One hundred years after Herod’s time, 2,000 Jewish people took refuge at Masada from the encroaching Roman army. They lived for three years on Herod’s stores (which were still edible) while the soldiers built an earthen ramp at the mountain’s feet to attain access to the 550-meter plateau.
From our trailside perch, the ancient Roman road and 1-meter high wall is clearly visible in the desert below, as are the foundations for eleven barracks. Beyond these ruins stretches the expansive Judean Desert and the Dead Sea. Around the opposite side of the monolith is the colossal earthen ramp that the Romans constructed in order to catapult ammunition and gain access to the mountain top city. This route is an alternative way to hike up to the fortress summit.

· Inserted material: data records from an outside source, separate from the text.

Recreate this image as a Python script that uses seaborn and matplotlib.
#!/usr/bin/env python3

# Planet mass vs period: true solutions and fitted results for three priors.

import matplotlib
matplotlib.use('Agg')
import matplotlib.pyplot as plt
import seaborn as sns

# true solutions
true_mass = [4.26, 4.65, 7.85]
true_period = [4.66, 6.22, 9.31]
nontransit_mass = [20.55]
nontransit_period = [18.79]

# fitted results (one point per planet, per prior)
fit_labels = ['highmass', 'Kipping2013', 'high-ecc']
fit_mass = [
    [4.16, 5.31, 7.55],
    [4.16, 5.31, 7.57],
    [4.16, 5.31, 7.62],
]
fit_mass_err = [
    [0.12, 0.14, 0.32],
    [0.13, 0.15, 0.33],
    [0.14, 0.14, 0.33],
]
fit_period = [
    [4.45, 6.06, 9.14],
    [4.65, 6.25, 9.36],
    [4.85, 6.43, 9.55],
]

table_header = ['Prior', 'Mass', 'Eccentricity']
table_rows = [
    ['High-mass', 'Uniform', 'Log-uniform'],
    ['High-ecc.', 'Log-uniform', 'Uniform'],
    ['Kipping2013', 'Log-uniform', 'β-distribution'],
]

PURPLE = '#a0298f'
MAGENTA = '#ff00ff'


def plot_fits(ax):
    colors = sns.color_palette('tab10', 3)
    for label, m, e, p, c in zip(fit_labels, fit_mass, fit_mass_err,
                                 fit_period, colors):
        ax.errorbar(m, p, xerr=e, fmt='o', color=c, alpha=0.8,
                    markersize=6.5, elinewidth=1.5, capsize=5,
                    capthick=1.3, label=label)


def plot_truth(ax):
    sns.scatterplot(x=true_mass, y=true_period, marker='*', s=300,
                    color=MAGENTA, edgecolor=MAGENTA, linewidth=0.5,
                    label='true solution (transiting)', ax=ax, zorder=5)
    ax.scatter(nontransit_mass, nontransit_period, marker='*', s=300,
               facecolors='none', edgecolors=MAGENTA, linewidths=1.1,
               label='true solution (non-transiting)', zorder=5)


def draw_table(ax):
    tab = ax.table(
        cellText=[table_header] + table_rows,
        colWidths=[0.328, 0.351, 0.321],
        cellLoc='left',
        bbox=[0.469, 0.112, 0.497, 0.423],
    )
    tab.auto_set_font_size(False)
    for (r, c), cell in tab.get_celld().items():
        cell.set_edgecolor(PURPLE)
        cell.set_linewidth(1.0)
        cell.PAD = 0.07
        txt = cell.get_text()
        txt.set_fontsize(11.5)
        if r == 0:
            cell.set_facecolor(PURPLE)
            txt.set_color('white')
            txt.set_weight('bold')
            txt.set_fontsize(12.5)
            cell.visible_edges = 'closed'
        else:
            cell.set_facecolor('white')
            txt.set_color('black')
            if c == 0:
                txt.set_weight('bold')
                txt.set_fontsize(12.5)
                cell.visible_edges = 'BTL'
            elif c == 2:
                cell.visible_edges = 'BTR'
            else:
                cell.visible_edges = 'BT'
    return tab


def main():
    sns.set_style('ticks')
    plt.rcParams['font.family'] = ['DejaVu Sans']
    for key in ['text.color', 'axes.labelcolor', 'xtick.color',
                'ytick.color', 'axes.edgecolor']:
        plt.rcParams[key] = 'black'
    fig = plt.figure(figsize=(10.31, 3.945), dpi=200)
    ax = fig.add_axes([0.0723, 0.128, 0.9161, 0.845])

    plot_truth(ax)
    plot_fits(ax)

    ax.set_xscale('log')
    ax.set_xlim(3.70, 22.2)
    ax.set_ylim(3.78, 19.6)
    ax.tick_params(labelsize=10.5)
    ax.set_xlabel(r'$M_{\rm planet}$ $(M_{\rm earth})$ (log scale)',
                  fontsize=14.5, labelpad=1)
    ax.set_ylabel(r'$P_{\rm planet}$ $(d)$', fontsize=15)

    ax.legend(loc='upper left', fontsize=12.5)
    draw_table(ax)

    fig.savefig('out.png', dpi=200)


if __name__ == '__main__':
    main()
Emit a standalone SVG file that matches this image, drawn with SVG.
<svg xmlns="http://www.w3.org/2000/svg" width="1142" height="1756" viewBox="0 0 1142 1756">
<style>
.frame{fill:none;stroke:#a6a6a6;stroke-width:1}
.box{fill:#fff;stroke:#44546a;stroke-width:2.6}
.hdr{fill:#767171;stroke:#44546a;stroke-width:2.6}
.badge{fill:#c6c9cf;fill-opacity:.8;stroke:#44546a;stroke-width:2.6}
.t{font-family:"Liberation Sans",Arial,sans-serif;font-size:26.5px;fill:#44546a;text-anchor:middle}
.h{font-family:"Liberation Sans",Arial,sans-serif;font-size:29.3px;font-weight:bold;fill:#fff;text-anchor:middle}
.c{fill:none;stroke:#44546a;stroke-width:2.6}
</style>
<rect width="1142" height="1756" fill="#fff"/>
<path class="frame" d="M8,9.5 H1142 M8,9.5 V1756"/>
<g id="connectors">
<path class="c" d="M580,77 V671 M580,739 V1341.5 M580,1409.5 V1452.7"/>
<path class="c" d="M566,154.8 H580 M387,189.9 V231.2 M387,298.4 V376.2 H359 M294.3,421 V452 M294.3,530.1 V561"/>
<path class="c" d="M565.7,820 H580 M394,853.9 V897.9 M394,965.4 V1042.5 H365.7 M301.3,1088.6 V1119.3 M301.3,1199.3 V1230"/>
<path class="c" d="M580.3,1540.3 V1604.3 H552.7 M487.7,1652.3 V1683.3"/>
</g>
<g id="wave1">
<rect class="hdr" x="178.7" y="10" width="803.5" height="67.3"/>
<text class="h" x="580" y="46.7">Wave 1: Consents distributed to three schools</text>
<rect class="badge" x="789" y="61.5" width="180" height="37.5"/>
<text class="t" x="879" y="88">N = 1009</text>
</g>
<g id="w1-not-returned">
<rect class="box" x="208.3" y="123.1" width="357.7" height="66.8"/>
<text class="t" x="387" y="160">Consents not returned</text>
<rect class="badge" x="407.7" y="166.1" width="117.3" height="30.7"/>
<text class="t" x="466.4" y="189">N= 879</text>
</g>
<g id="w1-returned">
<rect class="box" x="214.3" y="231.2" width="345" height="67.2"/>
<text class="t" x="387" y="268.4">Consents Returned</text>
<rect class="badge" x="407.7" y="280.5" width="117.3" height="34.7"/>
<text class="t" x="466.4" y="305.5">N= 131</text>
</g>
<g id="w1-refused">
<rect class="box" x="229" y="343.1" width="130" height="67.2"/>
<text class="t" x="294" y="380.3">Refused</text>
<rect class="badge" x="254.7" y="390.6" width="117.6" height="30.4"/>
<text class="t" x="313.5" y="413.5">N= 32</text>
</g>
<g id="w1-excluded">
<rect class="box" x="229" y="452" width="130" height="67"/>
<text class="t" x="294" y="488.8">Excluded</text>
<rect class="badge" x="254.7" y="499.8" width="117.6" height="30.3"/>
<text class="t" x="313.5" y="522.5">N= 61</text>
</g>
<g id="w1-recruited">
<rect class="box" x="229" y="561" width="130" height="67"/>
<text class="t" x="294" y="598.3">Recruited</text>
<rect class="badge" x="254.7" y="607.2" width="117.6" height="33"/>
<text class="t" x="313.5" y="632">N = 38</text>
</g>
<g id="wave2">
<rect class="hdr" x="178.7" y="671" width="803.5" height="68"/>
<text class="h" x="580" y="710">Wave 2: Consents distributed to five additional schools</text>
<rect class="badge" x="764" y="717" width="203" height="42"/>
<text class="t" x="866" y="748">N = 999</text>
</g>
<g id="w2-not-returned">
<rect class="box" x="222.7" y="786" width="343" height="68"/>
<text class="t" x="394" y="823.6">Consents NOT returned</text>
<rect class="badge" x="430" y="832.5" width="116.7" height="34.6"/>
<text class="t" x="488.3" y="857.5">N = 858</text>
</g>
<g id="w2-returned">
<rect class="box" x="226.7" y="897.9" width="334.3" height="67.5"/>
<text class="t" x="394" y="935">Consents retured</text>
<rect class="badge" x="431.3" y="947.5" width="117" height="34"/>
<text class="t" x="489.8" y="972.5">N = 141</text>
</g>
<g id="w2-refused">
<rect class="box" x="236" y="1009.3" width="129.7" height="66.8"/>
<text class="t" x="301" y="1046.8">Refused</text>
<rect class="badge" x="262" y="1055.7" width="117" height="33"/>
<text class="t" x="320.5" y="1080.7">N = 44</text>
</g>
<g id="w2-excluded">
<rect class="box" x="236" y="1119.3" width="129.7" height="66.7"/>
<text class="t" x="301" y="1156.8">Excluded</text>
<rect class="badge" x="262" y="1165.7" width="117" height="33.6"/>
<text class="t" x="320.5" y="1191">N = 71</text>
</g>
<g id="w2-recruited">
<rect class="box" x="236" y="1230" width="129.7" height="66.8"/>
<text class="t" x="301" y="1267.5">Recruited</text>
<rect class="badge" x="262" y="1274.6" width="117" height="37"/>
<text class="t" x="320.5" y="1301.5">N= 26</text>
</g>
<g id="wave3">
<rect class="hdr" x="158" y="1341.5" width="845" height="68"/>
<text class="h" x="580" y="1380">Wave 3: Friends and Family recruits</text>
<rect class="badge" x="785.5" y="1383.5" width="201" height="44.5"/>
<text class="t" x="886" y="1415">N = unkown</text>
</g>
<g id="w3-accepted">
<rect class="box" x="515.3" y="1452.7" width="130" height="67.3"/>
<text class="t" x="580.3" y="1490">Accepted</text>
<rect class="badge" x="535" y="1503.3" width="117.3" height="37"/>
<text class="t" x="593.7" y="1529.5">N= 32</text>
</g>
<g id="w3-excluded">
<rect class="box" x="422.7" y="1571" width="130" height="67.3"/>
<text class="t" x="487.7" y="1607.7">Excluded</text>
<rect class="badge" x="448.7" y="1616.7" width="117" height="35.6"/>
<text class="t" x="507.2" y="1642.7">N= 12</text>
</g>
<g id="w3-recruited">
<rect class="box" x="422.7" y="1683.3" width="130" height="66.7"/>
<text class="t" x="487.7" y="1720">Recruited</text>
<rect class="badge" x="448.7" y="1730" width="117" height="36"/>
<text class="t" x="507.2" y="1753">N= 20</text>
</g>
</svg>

Once it was clear that the Romans would gain access to Masada, the Jews decided to commit collective suicide rather than become slaves. They took turns killing one another and drew lots to see who would be last and hence, necessitate falling onto their sword. Pottery shards of the men’s names written in Hebrew were found on site and are on display in the museum.
The gradual climb to the top gives us the time to imagine how it must have felt to live through this incredible event in this incredible place. The expansive desert at our feet reminds us that around every corner is a piece of ancient history and an exciting outdoor adventure waiting to be experienced.